Written exercise: Restate word for word the lines of the data below, from the first through the one that has "12.78, 12.44, 12.61, 12.74, 12.29, 12.16, 11.56, 11.58]".

Information shown:
+ + + + +

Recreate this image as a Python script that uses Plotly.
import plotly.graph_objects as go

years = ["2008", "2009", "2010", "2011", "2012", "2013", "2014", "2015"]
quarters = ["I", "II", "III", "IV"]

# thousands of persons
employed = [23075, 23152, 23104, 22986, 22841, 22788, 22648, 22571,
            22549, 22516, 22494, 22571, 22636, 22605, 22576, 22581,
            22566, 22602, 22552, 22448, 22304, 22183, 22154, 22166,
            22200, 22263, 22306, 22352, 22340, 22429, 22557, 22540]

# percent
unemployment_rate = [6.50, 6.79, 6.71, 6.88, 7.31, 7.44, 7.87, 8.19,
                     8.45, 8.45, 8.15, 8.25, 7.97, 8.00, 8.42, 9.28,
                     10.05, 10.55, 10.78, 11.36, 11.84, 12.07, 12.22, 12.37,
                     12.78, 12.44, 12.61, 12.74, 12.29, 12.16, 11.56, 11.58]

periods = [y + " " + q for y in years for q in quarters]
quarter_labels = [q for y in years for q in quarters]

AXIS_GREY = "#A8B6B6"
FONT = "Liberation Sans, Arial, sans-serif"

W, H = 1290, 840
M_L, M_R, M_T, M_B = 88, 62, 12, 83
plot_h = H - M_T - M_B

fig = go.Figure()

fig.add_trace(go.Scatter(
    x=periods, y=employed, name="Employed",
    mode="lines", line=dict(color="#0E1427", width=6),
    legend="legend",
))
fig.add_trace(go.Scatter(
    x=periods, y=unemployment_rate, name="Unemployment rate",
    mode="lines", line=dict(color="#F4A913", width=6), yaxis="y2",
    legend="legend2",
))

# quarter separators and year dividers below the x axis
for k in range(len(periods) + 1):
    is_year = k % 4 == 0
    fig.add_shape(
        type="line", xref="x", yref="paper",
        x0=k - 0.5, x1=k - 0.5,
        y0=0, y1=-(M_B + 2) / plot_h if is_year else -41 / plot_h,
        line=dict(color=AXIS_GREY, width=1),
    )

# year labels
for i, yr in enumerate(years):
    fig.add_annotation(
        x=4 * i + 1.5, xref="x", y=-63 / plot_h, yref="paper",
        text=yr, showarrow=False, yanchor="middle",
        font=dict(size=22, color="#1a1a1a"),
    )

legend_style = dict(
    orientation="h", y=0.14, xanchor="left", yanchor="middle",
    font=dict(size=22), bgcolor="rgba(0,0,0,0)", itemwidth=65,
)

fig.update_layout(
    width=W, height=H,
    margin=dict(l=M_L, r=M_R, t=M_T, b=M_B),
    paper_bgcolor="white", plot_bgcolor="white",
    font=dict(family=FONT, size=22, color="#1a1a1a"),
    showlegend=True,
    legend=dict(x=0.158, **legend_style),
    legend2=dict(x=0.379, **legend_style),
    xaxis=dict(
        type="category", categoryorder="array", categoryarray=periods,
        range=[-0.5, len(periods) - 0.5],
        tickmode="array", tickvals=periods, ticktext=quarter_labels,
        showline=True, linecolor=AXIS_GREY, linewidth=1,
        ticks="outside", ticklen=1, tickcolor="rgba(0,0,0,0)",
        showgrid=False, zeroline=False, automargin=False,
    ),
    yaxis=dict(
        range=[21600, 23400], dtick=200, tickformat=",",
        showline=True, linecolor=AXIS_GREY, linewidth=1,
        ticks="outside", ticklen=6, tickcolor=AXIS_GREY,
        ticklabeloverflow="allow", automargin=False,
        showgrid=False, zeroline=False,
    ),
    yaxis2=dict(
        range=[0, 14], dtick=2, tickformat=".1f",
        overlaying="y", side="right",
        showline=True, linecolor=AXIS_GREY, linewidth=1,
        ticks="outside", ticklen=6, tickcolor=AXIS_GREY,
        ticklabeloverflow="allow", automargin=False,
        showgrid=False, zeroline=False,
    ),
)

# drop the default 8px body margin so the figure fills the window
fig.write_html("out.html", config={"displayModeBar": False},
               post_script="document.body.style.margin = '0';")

+ + + + +

Right answer:
Recreate this image as a Python script that uses Plotly.
import plotly.graph_objects as go

years = ["2008", "2009", "2010", "2011", "2012", "2013", "2014", "2015"]
quarters = ["I", "II", "III", "IV"]

# thousands of persons
employed = [23075, 23152, 23104, 22986, 22841, 22788, 22648, 22571,
            22549, 22516, 22494, 22571, 22636, 22605, 22576, 22581,
            22566, 22602, 22552, 22448, 22304, 22183, 22154, 22166,
            22200, 22263, 22306, 22352, 22340, 22429, 22557, 22540]

# percent
unemployment_rate = [6.50, 6.79, 6.71, 6.88, 7.31, 7.44, 7.87, 8.19,
                     8.45, 8.45, 8.15, 8.25, 7.97, 8.00, 8.42, 9.28,
                     10.05, 10.55, 10.78, 11.36, 11.84, 12.07, 12.22, 12.37,
                     12.78, 12.44, 12.61, 12.74, 12.29, 12.16, 11.56, 11.58]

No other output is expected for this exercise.